-------- Supplied data --------

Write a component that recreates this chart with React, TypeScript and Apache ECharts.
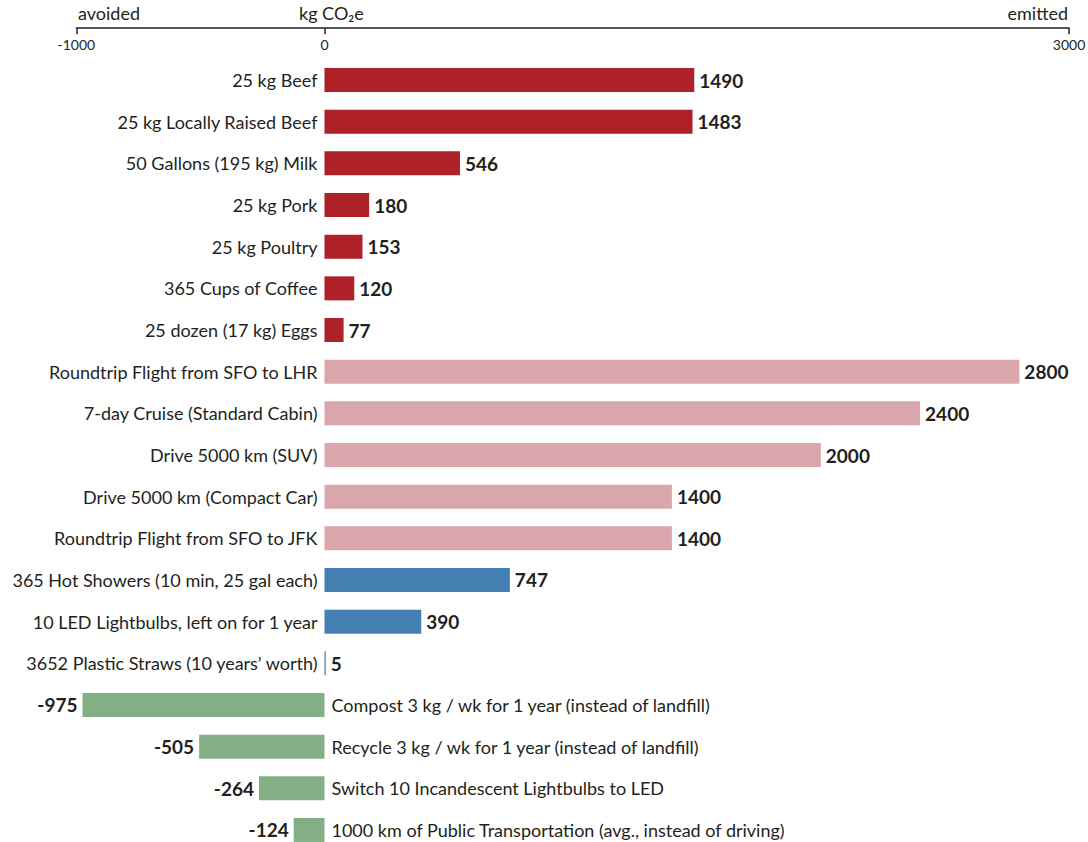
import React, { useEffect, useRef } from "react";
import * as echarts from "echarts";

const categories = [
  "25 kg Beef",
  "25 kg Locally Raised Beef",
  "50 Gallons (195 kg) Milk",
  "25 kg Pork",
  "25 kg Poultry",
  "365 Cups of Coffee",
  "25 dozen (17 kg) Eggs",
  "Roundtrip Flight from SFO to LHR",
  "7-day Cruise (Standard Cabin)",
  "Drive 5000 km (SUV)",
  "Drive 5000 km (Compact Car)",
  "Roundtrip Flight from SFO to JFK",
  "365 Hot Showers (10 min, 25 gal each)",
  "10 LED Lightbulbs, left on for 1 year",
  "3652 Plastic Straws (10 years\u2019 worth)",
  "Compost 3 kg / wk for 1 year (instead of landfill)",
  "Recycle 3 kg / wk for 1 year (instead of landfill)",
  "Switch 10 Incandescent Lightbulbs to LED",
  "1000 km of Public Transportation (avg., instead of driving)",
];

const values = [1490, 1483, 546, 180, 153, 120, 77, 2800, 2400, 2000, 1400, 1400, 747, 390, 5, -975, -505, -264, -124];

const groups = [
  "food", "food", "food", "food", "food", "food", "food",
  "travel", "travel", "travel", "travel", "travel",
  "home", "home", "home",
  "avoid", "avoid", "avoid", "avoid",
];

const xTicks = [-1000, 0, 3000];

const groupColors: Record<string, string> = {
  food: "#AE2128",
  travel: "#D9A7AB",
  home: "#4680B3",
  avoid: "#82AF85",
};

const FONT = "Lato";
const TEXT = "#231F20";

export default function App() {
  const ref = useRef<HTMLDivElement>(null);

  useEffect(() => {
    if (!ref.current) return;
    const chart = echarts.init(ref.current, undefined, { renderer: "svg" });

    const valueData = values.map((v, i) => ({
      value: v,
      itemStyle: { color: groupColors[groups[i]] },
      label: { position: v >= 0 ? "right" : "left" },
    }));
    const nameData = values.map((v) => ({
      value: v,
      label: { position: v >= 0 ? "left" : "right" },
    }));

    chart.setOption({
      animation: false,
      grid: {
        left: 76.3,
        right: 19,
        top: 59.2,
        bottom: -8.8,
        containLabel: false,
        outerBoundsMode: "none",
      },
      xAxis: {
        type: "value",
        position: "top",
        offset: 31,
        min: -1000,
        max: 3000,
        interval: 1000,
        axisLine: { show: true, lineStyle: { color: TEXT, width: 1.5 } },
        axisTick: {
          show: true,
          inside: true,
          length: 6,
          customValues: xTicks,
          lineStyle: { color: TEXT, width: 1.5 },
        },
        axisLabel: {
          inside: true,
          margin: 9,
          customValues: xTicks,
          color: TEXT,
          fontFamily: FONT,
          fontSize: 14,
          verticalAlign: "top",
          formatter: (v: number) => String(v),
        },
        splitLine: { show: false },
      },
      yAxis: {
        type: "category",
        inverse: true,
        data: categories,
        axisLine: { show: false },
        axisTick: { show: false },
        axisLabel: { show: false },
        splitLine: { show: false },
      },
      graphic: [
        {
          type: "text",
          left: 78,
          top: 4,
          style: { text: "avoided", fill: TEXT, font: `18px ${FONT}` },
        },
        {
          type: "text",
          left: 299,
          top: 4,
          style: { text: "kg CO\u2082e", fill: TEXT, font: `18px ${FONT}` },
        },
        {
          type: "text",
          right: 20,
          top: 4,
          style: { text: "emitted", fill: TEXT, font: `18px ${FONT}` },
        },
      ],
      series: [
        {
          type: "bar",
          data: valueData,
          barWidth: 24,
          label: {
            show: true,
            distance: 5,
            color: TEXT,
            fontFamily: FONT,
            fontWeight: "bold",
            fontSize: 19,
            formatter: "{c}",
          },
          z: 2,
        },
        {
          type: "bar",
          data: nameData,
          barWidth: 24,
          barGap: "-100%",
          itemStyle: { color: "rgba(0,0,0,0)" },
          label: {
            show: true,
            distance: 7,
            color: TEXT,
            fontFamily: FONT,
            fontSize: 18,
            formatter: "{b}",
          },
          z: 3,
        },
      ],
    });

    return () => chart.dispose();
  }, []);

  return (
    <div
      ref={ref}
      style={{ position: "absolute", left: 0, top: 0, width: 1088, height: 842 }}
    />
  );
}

--------

## Task requirements
Leave out the pictures and repeat the lines from the start of the material through the line with "import * as", inclusive.

## Task answer
Write a component that recreates this chart with React, TypeScript and Apache ECharts.
import React, { useEffect, useRef } from "react";
import * as echarts from "echarts";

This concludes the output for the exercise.